Let us take two sequences $1,~1,~1,~1,~1. . .$ and $1,-1,~1,-1,~1. . .$.
We know that $1,~1,~1,~1,~1. . .$ = $1 + x + {x^2} + {x^3} + ...$ = $\dfrac{1}{{1 - x}}$
and $1,-1,~1,-1,~1. . .$ = $1 - x + {x^2} - {x^3} + ...$ =  $\dfrac{1}{{1 + x}}$
Addition of the two sequences gives us,
$2,~0,~2,~0,~2. . .$ = $\dfrac{1}{{1 - x}} + \dfrac{1}{{1 + x}}$ = $\dfrac{2}{{1 - {x^2}}}$

Derivative rule:
Generating functions behave like regular polynomials.  So we can easily apply calculus rules.
Suppose, Natural numbers ($1,~2,~3, . . .$) can be generated by differentiating the sequence $1,~1,~1,~1,~1. . .$.
$1 + x + {x^2} + {x^3} + ... = \dfrac{1}{{1 - x}}$
$\dfrac{d}{{dx}}\left( {1 + x + {x^2} + {x^3} + ...} \right)$ = $\dfrac{d}{{dx}}\left( {\dfrac{1}{{1 - x}}} \right)$
⇒ $1 + 2x + 3{x^2} + ...$ = $\dfrac{1}{{{{\left( {1 - x} \right)}^2}}}$

Product Rule:
Take two sequences, $f\left( x \right)$ = ${a_0} + {a_1}x + ... + {a_n}{x^n}$
$g\left( x \right)$ = ${b_0} + {b_1}x + ... + {b_n}{x^n}$
Let $f\left( x \right).g\left( x \right) = {c_0} + {c_1}x + ... + {c_n}{x^n}$
To find the coefficients we multiply the above polynomials.

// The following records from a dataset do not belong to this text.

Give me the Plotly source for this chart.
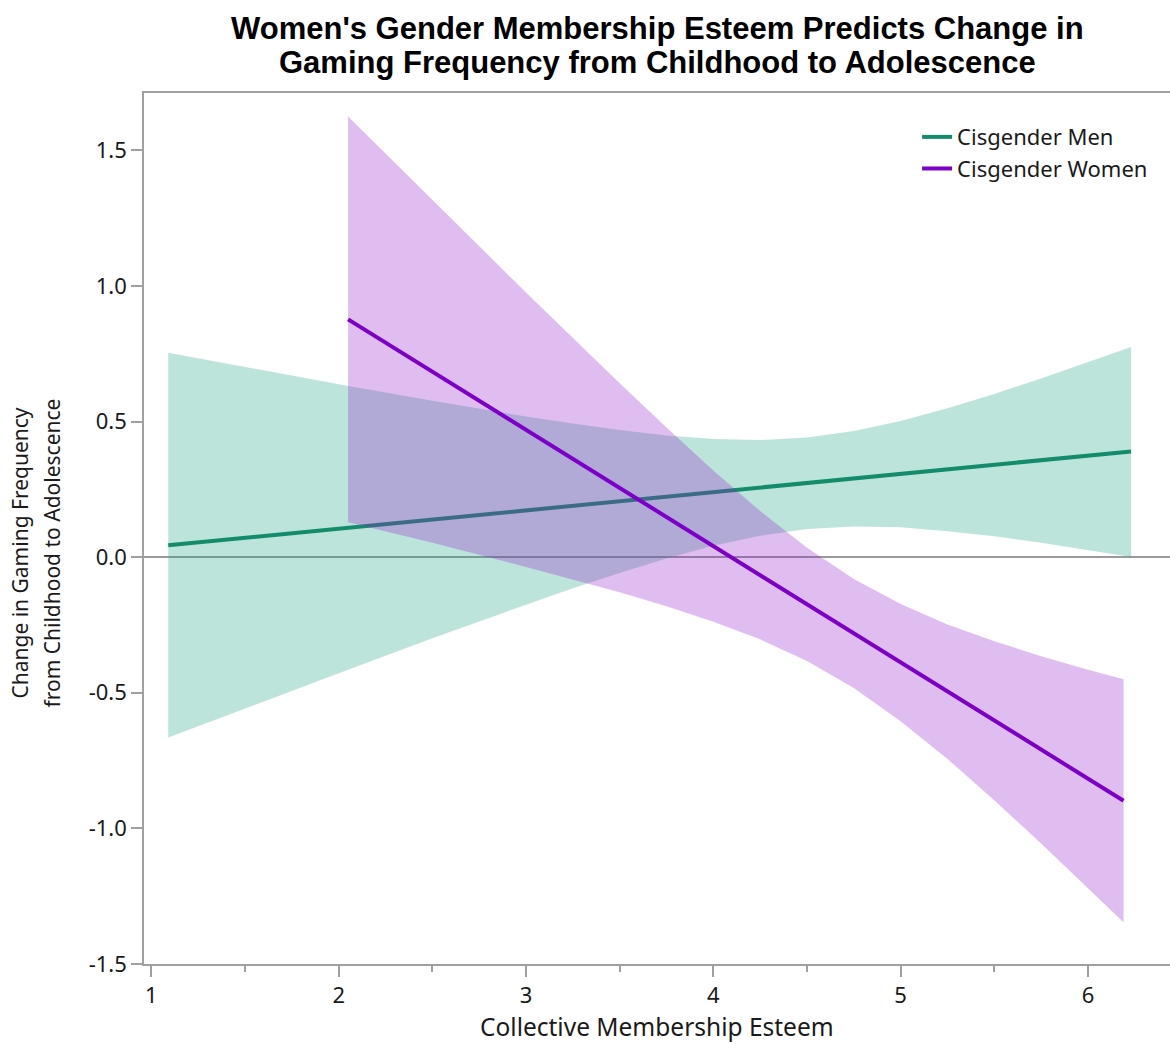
import plotly.graph_objects as go

# Fitted lines (simple slopes) by gender group
men_x = [1.09, 6.23]
men_fit = [0.044, 0.390]
women_x = [2.05, 6.19]
women_fit = [0.877, -0.898]

# 95% confidence bands around each fitted line
men_band_x = [1.09, 1.5, 2.0, 2.5, 3.0, 3.25, 3.5, 3.75, 4.0, 4.25, 4.5, 4.75, 5.0, 5.25, 5.5, 5.75, 6.0, 6.23]
men_upper = [0.754, 0.701, 0.638, 0.577, 0.519, 0.493, 0.469, 0.449, 0.436, 0.432, 0.441, 0.465, 0.502, 0.549, 0.602, 0.659, 0.718, 0.775]
men_lower = [-0.665, -0.557, -0.428, -0.299, -0.175, -0.115, -0.058, -0.005, 0.042, 0.079, 0.104, 0.113, 0.110, 0.096, 0.077, 0.053, 0.027, 0.001]

women_band_x = [2.05, 2.5, 3.0, 3.5, 3.75, 4.0, 4.25, 4.5, 4.75, 5.0, 5.25, 5.5, 5.75, 6.0, 6.19]
women_upper = [1.625, 1.317, 0.976, 0.641, 0.478, 0.320, 0.170, 0.035, -0.080, -0.173, -0.248, -0.310, -0.365, -0.415, -0.450]
women_lower = [0.129, 0.053, -0.036, -0.129, -0.181, -0.238, -0.303, -0.383, -0.482, -0.605, -0.744, -0.896, -1.056, -1.221, -1.346]

x_ticks = [1, 2, 3, 4, 5, 6]
y_ticks = [-1.5, -1.0, -0.5, 0.0, 0.5, 1.0, 1.5]

title_lines = [
    "Women's Gender Membership Esteem Predicts Change in",
    "Gaming Frequency from Childhood to Adolescence",
]
y_title_lines = ["Change in Gaming Frequency", "from Childhood to Adolescence"]
x_title = "Collective Membership Esteem"

MEN_LINE = "rgb(18,140,106)"
MEN_FILL = "rgba(38,165,132,0.3)"
WOMEN_LINE = "rgb(125,0,200)"
WOMEN_FILL = "rgba(152,38,205,0.3)"
AXIS_GREY = "#a0a0a0"
FONT = "Noto Sans"
TEXT = "#1a1a1a"


def band(xs, upper, lower, fill):
    return go.Scatter(
        x=list(xs) + list(xs)[::-1],
        y=list(upper) + list(lower)[::-1],
        mode="lines",
        line=dict(width=0),
        fill="toself",
        fillcolor=fill,
        hoverinfo="skip",
        showlegend=False,
    )


fig = go.Figure()
fig.add_trace(band(men_band_x, men_upper, men_lower, MEN_FILL))
fig.add_trace(go.Scatter(x=men_x, y=men_fit, mode="lines", name="Cisgender Men",
                         line=dict(color=MEN_LINE, width=4)))
fig.add_trace(band(women_band_x, women_upper, women_lower, WOMEN_FILL))
fig.add_trace(go.Scatter(x=women_x, y=women_fit, mode="lines", name="Cisgender Women",
                         line=dict(color=WOMEN_LINE, width=4)))

annotations = [
    dict(text=title_lines[0], xref="paper", yref="paper", x=0.5, y=1.0745,
         xanchor="center", yanchor="middle", showarrow=False,
         font=dict(family="Liberation Sans", size=31, color="black", weight="bold")),
    dict(text=title_lines[1], xref="paper", yref="paper", x=0.5, y=1.0355,
         xanchor="center", yanchor="middle", showarrow=False,
         font=dict(family="Liberation Sans", size=31, color="black", weight="bold")),
    dict(text=y_title_lines[0], textangle=-90, xref="paper", yref="paper",
         x=-0.1212, y=0.472, xanchor="center", yanchor="middle", showarrow=False,
         font=dict(size=21, color=TEXT)),
    dict(text=y_title_lines[1], textangle=-90, xref="paper", yref="paper",
         x=-0.090, y=0.472, xanchor="center", yanchor="middle", showarrow=False,
         font=dict(size=21, color=TEXT)),
    dict(text=x_title, xref="paper", yref="paper", x=0.5, y=-0.0719,
         xanchor="center", yanchor="middle", showarrow=False,
         font=dict(size=24.5, color=TEXT)),
]

fig.update_layout(
    width=1170,
    height=1044,
    margin=dict(l=144.3, r=0, t=92.7, b=79.7),
    paper_bgcolor="white",
    plot_bgcolor="white",
    font=dict(family=FONT, size=22, color=TEXT),
    legend=dict(
        x=0.7535, y=0.9735, xanchor="left", yanchor="top",
        bgcolor="rgba(0,0,0,0)", font=dict(size=22, color=TEXT),
        tracegroupgap=0,
    ),
    xaxis=dict(
        range=[0.9605, 6.438],
        tickvals=x_ticks,
        ticks="outside", ticklen=11, tickwidth=1.5, tickcolor=AXIS_GREY,
        minor=dict(dtick=0.5, tick0=0.5, ticks="outside", ticklen=6, tickwidth=1.5, tickcolor=AXIS_GREY),
        showgrid=False, zeroline=False,
        showline=True, linecolor=AXIS_GREY, linewidth=1.5, mirror=True,
        tickfont=dict(size=22),
    ),
    yaxis=dict(
        range=[-1.5, 1.7115],
        tickvals=y_ticks,
        ticktext=[f"{v:.1f}" for v in y_ticks],
        ticks="outside", ticklen=11, tickwidth=1.5, tickcolor=AXIS_GREY,
        showgrid=False,
        zeroline=True, zerolinecolor="#9a9a9a", zerolinewidth=2,
        showline=True, linecolor=AXIS_GREY, linewidth=1.5,
        tickfont=dict(size=22),
    ),
    annotations=annotations,
)

fig.write_html("out.html")
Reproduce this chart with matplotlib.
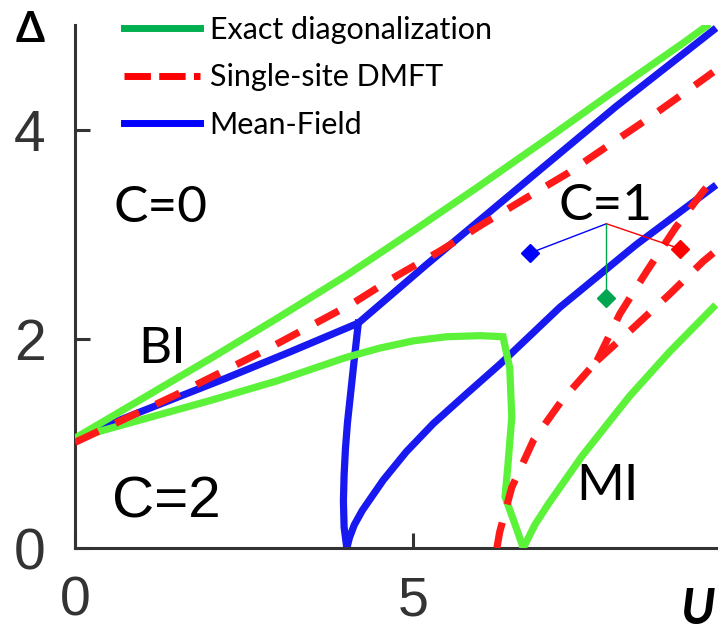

From the above table you can see that
${x^0}$ coefficient = ${c_0}$ =  ${a_0}{b_0}$
${x^1}$ coefficient = ${c_1}$ = ${a_0}{b_1} + {a_1}{b_0}$
. . .
Therefore, ${c_n}$ = ${a_0}{b_n} + {a_1}{b_{n - 1}} + {a_2}{b_{n - 2}}$ + . . . + ${a_n}{b_0}$

Convolution Rule:
Let A(x) be the generating function for selecting items from set A, and let B(x) be the generating function for selecting items from set B, Let C(x) be the generating function for selecting items from set C, so on. If A, B and C. . .  are disjoint, then the generating function for selecting items from the union A ∪ B ∪ C . . . is the product A(x).B(x).C(x). . ..
Though this rule appears to be daunting, the first solved example explains the usage of this rule.